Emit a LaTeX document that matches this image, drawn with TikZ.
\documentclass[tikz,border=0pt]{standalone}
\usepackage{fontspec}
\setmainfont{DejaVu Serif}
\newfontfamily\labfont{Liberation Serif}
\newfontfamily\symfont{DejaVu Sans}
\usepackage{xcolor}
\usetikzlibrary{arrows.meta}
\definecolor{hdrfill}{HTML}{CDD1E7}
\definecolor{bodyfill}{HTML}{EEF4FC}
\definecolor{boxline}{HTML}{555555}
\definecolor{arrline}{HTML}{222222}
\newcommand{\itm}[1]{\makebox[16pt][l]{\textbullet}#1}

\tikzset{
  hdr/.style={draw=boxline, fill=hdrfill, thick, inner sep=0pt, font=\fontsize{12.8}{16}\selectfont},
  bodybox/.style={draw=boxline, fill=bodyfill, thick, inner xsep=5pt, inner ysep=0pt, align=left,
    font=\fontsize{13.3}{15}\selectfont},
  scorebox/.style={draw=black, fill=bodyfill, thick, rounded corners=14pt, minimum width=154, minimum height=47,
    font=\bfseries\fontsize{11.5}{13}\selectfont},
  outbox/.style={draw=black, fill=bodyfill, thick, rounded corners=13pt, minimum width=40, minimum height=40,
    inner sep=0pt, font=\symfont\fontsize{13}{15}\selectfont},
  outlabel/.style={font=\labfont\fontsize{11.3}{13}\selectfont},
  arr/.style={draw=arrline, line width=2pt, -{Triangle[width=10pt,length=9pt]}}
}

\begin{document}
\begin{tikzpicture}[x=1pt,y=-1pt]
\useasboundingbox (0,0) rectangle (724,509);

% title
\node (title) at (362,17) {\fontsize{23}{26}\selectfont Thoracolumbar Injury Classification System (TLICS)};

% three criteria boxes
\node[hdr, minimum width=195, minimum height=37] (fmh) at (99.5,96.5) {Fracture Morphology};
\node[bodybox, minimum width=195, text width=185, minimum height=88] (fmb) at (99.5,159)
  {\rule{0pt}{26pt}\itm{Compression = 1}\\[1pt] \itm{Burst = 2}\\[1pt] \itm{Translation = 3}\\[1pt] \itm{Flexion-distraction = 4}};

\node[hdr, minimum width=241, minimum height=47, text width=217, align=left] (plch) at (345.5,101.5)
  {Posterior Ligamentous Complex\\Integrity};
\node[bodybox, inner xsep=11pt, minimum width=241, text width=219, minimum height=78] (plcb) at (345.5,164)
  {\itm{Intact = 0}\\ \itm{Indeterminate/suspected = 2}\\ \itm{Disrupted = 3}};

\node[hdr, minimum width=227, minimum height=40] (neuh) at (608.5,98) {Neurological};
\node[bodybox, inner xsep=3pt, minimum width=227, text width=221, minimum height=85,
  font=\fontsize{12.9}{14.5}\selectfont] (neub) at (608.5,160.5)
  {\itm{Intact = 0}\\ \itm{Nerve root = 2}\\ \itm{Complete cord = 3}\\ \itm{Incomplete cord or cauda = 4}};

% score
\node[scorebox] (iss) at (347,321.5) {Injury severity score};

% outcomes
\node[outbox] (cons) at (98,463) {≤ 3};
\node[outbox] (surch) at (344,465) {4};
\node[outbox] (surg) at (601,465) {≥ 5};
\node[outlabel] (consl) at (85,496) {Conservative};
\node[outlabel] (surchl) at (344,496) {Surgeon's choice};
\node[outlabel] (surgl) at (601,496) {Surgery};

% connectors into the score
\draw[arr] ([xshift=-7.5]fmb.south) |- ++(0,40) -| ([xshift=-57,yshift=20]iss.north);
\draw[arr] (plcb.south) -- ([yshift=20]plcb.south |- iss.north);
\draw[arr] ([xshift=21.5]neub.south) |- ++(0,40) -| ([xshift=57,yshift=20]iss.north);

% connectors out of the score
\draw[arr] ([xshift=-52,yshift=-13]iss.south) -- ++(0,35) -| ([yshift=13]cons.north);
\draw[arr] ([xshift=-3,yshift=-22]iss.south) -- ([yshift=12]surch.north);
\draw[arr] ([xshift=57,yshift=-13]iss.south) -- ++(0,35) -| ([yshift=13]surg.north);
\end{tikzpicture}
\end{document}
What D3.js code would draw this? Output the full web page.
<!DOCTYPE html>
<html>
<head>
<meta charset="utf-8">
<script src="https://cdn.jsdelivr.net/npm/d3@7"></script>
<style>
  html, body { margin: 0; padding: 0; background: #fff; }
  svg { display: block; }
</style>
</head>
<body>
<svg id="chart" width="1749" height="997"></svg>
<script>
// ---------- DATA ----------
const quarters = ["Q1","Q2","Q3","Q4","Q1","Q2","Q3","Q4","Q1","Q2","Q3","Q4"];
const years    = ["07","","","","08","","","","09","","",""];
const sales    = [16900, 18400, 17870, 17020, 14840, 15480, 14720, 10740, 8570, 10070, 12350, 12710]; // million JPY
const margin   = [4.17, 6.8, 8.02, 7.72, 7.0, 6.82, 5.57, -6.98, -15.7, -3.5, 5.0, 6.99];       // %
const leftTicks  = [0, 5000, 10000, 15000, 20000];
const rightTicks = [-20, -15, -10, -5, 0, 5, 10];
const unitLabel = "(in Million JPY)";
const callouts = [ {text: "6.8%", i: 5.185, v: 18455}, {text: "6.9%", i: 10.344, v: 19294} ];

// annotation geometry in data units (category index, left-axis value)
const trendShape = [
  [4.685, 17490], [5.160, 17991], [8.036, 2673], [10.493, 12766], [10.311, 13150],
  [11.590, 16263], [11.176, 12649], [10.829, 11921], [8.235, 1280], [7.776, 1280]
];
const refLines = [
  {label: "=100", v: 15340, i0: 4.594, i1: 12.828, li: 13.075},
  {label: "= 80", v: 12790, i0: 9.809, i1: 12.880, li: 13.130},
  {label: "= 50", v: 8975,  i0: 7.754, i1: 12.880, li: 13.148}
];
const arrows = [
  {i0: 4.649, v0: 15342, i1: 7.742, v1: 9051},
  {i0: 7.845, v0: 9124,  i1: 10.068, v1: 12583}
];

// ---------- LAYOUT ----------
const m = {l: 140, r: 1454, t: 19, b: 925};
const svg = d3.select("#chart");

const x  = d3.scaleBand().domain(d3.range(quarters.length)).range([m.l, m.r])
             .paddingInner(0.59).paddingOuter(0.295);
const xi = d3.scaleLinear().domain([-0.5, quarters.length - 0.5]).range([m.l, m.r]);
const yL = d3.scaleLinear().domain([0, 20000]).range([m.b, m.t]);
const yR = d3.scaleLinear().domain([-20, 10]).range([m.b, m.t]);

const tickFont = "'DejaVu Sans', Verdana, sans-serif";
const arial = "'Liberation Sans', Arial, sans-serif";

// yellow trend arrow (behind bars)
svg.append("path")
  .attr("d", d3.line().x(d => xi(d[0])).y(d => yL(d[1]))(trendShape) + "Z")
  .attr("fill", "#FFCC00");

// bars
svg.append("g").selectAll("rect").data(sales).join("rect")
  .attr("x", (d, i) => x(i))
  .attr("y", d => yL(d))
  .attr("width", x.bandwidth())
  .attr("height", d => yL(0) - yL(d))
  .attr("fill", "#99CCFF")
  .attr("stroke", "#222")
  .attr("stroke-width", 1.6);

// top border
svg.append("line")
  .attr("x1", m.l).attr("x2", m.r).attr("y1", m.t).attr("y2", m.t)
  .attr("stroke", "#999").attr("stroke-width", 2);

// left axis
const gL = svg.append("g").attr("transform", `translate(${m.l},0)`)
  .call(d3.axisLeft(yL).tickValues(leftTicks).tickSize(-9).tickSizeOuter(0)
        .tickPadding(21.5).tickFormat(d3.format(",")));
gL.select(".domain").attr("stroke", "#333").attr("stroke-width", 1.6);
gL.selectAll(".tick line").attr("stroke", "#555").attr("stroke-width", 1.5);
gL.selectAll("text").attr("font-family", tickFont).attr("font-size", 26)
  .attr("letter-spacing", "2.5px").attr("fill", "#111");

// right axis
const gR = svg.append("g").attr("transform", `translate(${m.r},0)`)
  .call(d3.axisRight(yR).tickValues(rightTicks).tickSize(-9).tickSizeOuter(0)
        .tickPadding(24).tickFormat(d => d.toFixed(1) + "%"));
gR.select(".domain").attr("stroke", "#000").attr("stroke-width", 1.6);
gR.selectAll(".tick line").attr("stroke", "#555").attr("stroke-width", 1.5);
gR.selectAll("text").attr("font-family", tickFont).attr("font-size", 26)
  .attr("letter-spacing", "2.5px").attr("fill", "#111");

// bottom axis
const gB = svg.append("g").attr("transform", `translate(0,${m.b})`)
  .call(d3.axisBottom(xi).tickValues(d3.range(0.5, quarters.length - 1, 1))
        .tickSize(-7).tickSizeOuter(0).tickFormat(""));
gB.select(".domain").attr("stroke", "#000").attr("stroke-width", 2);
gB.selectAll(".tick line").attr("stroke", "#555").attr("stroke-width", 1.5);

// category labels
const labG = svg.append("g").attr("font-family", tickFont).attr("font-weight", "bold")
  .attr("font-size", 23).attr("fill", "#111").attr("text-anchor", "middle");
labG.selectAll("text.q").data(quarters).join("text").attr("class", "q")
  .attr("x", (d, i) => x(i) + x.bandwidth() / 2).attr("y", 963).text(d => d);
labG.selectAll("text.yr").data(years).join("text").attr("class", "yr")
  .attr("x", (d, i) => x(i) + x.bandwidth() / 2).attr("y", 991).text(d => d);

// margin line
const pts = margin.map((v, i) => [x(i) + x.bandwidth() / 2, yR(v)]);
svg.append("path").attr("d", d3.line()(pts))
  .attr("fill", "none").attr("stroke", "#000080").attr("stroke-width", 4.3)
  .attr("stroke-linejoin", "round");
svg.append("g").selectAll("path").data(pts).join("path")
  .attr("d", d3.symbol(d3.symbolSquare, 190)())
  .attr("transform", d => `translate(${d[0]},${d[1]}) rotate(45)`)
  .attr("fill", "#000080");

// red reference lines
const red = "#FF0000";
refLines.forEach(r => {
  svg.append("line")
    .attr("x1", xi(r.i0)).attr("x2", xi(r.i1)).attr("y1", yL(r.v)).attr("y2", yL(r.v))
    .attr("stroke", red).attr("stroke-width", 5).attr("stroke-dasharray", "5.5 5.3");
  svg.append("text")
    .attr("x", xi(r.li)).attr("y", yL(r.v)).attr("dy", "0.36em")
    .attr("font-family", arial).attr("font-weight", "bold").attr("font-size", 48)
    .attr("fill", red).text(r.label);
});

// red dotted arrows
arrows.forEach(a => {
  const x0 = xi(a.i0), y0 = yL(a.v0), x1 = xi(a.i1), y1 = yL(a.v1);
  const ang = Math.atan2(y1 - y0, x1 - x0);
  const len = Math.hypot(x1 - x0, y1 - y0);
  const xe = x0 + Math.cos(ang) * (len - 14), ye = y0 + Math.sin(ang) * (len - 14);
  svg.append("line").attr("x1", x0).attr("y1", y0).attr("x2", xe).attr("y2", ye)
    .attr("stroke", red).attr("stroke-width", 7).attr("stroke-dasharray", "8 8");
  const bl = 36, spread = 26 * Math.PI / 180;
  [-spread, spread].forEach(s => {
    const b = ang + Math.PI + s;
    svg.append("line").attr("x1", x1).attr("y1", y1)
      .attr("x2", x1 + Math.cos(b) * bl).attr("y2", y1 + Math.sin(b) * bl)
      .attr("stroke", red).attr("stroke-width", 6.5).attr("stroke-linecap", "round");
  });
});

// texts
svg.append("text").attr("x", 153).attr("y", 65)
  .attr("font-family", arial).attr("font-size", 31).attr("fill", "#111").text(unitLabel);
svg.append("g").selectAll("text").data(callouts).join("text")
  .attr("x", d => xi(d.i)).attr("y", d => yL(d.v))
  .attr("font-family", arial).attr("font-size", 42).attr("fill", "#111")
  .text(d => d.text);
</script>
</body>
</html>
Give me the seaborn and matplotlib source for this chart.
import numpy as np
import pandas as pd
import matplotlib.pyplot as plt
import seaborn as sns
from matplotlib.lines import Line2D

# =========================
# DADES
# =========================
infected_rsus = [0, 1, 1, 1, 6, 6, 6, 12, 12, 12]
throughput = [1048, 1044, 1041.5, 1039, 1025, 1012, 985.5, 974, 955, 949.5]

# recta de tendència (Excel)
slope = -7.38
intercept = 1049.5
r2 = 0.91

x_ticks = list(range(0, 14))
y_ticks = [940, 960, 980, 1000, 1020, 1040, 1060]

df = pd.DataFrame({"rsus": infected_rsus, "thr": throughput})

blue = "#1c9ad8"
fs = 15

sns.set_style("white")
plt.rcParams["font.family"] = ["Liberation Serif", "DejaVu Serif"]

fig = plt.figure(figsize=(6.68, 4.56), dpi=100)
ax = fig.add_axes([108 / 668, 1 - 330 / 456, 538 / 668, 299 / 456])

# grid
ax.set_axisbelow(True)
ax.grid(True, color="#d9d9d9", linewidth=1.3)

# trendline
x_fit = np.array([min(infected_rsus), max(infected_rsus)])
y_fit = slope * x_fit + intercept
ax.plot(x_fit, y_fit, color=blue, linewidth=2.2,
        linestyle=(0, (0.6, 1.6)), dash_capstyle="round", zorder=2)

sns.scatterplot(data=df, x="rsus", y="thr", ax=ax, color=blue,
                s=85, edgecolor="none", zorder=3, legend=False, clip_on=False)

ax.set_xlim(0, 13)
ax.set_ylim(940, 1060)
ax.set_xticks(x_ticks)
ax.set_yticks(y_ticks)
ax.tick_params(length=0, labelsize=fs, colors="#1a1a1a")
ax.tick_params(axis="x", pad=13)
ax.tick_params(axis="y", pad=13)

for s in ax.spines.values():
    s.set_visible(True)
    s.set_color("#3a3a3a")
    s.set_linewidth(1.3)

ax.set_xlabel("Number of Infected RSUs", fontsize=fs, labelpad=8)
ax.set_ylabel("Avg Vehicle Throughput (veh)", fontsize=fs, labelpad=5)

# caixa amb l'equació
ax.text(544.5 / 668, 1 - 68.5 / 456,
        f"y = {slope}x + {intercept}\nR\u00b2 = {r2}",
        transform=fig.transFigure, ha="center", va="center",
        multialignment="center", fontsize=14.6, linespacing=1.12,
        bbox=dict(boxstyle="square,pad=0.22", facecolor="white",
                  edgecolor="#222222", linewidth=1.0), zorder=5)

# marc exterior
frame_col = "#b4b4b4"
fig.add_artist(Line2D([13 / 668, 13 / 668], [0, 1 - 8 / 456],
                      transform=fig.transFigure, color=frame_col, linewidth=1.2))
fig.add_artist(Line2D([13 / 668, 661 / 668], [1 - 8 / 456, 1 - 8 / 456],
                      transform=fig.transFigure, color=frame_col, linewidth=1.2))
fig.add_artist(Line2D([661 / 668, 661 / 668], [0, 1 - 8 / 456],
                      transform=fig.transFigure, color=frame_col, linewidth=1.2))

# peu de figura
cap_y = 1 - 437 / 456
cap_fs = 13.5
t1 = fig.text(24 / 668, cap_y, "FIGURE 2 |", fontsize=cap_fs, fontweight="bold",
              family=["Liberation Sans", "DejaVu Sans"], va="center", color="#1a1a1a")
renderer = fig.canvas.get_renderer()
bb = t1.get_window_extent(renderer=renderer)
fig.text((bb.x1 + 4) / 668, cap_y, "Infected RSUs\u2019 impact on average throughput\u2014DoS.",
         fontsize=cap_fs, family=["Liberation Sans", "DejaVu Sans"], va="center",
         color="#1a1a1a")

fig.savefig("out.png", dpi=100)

## Description of the task
Among the entries above, how many lines hold the word "seaborn"? Reply with only that number.

## Task solution
2